┏━━

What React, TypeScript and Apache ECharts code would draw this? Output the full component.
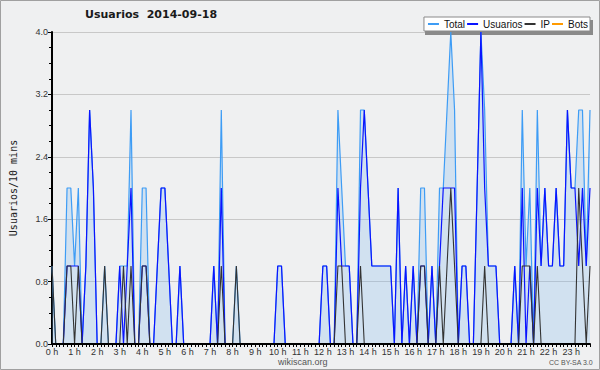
import React, { useEffect, useRef } from 'react';
import * as echarts from 'echarts';

const TITLE = 'Usuarios  2014-09-18';
const Y_NAME = 'Usuarios/10 mins';
const SERIES_NAMES = ['Total', 'Usuarios', 'IP', 'Bots'];
const HOUR_LABELS = [
  '0 h', '1 h', '2 h', '3 h', '4 h', '5 h', '6 h', '7 h', '8 h', '9 h', '10 h', '11 h',
  '12 h', '13 h', '14 h', '15 h', '16 h', '17 h', '18 h', '19 h', '20 h', '21 h', '22 h', '23 h',
];

// one value per 10-minute slot, 144 slots
const TOTAL = [
  1, 0, 0, 0, 2, 2, 1, 2, 0, 1, 3, 2,
  0, 0, 1, 0, 0, 0, 1, 1, 1, 3, 0, 0,
  2, 2, 0, 0, 1, 2, 2, 1, 0, 0, 1, 0,
  0, 0, 0, 0, 0, 0, 0, 1, 0, 3, 0, 0,
  0, 1, 0, 0, 0, 0, 0, 0, 0, 0, 0, 0,
  1, 1, 0, 0, 0, 0, 0, 0, 0, 0, 0, 0,
  1, 1, 0, 0, 3, 2, 1, 1, 0, 0, 3, 3,
  2, 1, 1, 1, 1, 1, 1, 0, 2, 0, 1, 0,
  1, 0, 2, 2, 0, 1, 0, 2, 2, 3, 4, 3,
  0, 1, 1, 0, 0, 2, 4, 3, 1, 1, 1, 0,
  0, 0, 0, 1, 0, 3, 1, 2, 0, 3, 1, 2,
  1, 1, 2, 1, 1, 3, 2, 2, 3, 3, 1, 3,
];
const USUARIOS = [
  0, 0, 0, 0, 1, 1, 1, 1, 0, 1, 3, 2,
  0, 0, 0, 0, 0, 0, 1, 0, 1, 2, 0, 0,
  1, 1, 0, 0, 1, 2, 2, 1, 0, 0, 1, 0,
  0, 0, 0, 0, 0, 0, 0, 1, 0, 2, 0, 0,
  0, 0, 0, 0, 0, 0, 0, 0, 0, 0, 0, 0,
  1, 1, 0, 0, 0, 0, 0, 0, 0, 0, 0, 0,
  1, 1, 0, 0, 2, 1, 1, 1, 0, 0, 2, 3,
  2, 1, 1, 1, 1, 1, 1, 0, 2, 0, 1, 0,
  1, 0, 1, 1, 0, 1, 0, 1, 2, 2, 2, 2,
  0, 1, 1, 0, 0, 2, 4, 2, 1, 1, 1, 0,
  0, 0, 0, 1, 0, 2, 0, 1, 0, 2, 1, 2,
  1, 1, 2, 1, 1, 3, 2, 2, 1, 2, 1, 2,
];
const IP = [
  1, 0, 0, 0, 1, 1, 0, 1, 0, 0, 0, 0,
  0, 0, 1, 0, 0, 0, 0, 1, 0, 1, 0, 0,
  1, 1, 0, 0, 0, 0, 0, 0, 0, 0, 0, 0,
  0, 0, 0, 0, 0, 0, 0, 0, 0, 1, 0, 0,
  0, 1, 0, 0, 0, 0, 0, 0, 0, 0, 0, 0,
  0, 0, 0, 0, 0, 0, 0, 0, 0, 0, 0, 0,
  0, 0, 0, 0, 1, 1, 0, 0, 0, 0, 1, 0,
  0, 0, 0, 0, 0, 0, 0, 0, 0, 0, 0, 0,
  0, 0, 1, 1, 0, 0, 0, 1, 0, 1, 2, 1,
  0, 0, 0, 0, 0, 0, 0, 1, 0, 0, 0, 0,
  0, 0, 0, 0, 0, 1, 1, 1, 0, 1, 0, 0,
  0, 0, 0, 0, 0, 0, 0, 0, 2, 1, 0, 1,
];
const BOTS = [
  0, 0, 0, 0, 0, 0, 0, 0, 0, 0, 0, 0,
  0, 0, 0, 0, 0, 0, 0, 0, 0, 0, 0, 0,
  0, 0, 0, 0, 0, 0, 0, 0, 0, 0, 0, 0,
  0, 0, 0, 0, 0, 0, 0, 0, 0, 0, 0, 0,
  0, 0, 0, 0, 0, 0, 0, 0, 0, 0, 0, 0,
  0, 0, 0, 0, 0, 0, 0, 0, 0, 0, 0, 0,
  0, 0, 0, 0, 0, 0, 0, 0, 0, 0, 0, 0,
  0, 0, 0, 0, 0, 0, 0, 0, 0, 0, 0, 0,
  0, 0, 0, 0, 0, 0, 0, 0, 0, 0, 0, 0,
  0, 0, 0, 0, 0, 0, 0, 0, 0, 0, 0, 0,
  0, 0, 0, 0, 0, 0, 0, 0, 0, 0, 0, 0,
  0, 0, 0, 0, 0, 0, 0, 0, 0, 0, 0, 0,
];

const COLORS = ['#3d9cf5', '#0a14ff', '#333333', '#ff9a00'];

export default function App() {
  const ref = useRef<HTMLDivElement>(null);
  useEffect(() => {
    const chart = echarts.init(ref.current as HTMLDivElement, null, { renderer: 'svg' });
    const cats = TOTAL.map((_, i) => String(i));
    const font = 'Liberation Sans';
    chart.setOption({
      animation: false,
      backgroundColor: '#eff0f1',
      color: COLORS,
      grid: { left: 45, right: 10, top: 32, bottom: 26, containLabel: false },
      legend: {
        data: SERIES_NAMES,
        right: 10,
        top: 17,
        icon: 'rect',
        itemWidth: 11,
        itemHeight: 2,
        itemGap: 2,
        padding: [2, 2, 2, 4],
        backgroundColor: '#ffffff',
        borderColor: '#8a8a8a',
        borderWidth: 1,
        textStyle: { fontSize: 10, color: '#111', fontFamily: font },
      },
      xAxis: {
        type: 'category',
        data: cats,
        boundaryGap: false,
        z: 10,
        axisLine: { lineStyle: { color: '#000', width: 2 } },
        axisTick: { show: true, interval: 0, length: 3, lineStyle: { color: '#000', width: 1 } },
        axisLabel: {
          interval: 5,
          formatter: (_v: string, i: number) => HOUR_LABELS[i / 6] ?? '',
          fontSize: 9,
          color: '#333',
          margin: 3,
          fontFamily: font,
        },
        splitLine: { show: false },
      },
      yAxis: {
        type: 'value',
        min: 0,
        max: 4,
        interval: 0.8,
        name: Y_NAME,
        nameLocation: 'middle',
        nameGap: 34,
        nameRotate: 90,
        nameTextStyle: { fontFamily: 'DejaVu Sans Mono', fontSize: 10, color: '#222' },
        axisLine: { show: true, lineStyle: { color: '#000', width: 2 } },
        axisTick: { show: true, length: 4, lineStyle: { color: '#000' } },
        minorTick: { show: true, splitNumber: 4, length: 3, lineStyle: { color: '#000' } },
        axisLabel: {
          formatter: (v: number) => v.toFixed(1),
          fontSize: 9,
          color: '#333',
          margin: 4,
          fontFamily: font,
        },
        splitLine: { show: true, lineStyle: { color: '#c8c8c8', width: 1 } },
      },
      series: [
        {
          name: 'Total', type: 'line', data: TOTAL, symbol: 'none',
          lineStyle: { width: 1.2, color: COLORS[0] },
          areaStyle: { color: 'rgba(120,178,238,0.36)' },
        },
        { name: 'Usuarios', type: 'line', data: USUARIOS, symbol: 'none', lineStyle: { width: 1.2, color: COLORS[1] } },
        { name: 'IP', type: 'line', data: IP, symbol: 'none', lineStyle: { width: 1.1, color: COLORS[2] } },
        { name: 'Bots', type: 'line', data: BOTS, symbol: 'none', lineStyle: { width: 1.1, color: COLORS[3] } },
      ],
      graphic: [
        {
          type: 'rect', z: 0, silent: true,
          shape: { x: 0.5, y: 0.5, width: 599, height: 369 },
          style: { fill: 'none', stroke: '#a0a0a0', lineWidth: 1 },
        },
        {
          type: 'rect', z: 1, silent: true,
          shape: { x: 425, y: 20, width: 168, height: 15 },
          style: { fill: '#8a8a8a' },
        },
        {
          type: 'text', left: 85, top: 9,
          style: { text: TITLE, font: 'bold 11px "DejaVu Sans"', fill: '#1a1a1a' },
        },
        {
          type: 'text', left: 278, top: 357,
          style: { text: 'wikiscan.org', font: '9px "Liberation Sans"', fill: '#555' },
        },
        {
          type: 'text', left: 549, top: 359,
          style: { text: 'CC BY-SA 3.0', font: '7px "Liberation Sans"', fill: '#555' },
        },
      ],
    });
    return () => chart.dispose();
  }, []);
  return <div ref={ref} style={{ position: 'absolute', left: 0, top: 0, width: 600, height: 370 }} />;
}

┗━━

Give again, word for word, every line from the top of the data through the line with "import * as echarts from 'echarts';", both ends included, and exclude the pictures.

▶ Solution for this task:
What React, TypeScript and Apache ECharts code would draw this? Output the full component.
import React, { useEffect, useRef } from 'react';
import * as echarts from 'echarts';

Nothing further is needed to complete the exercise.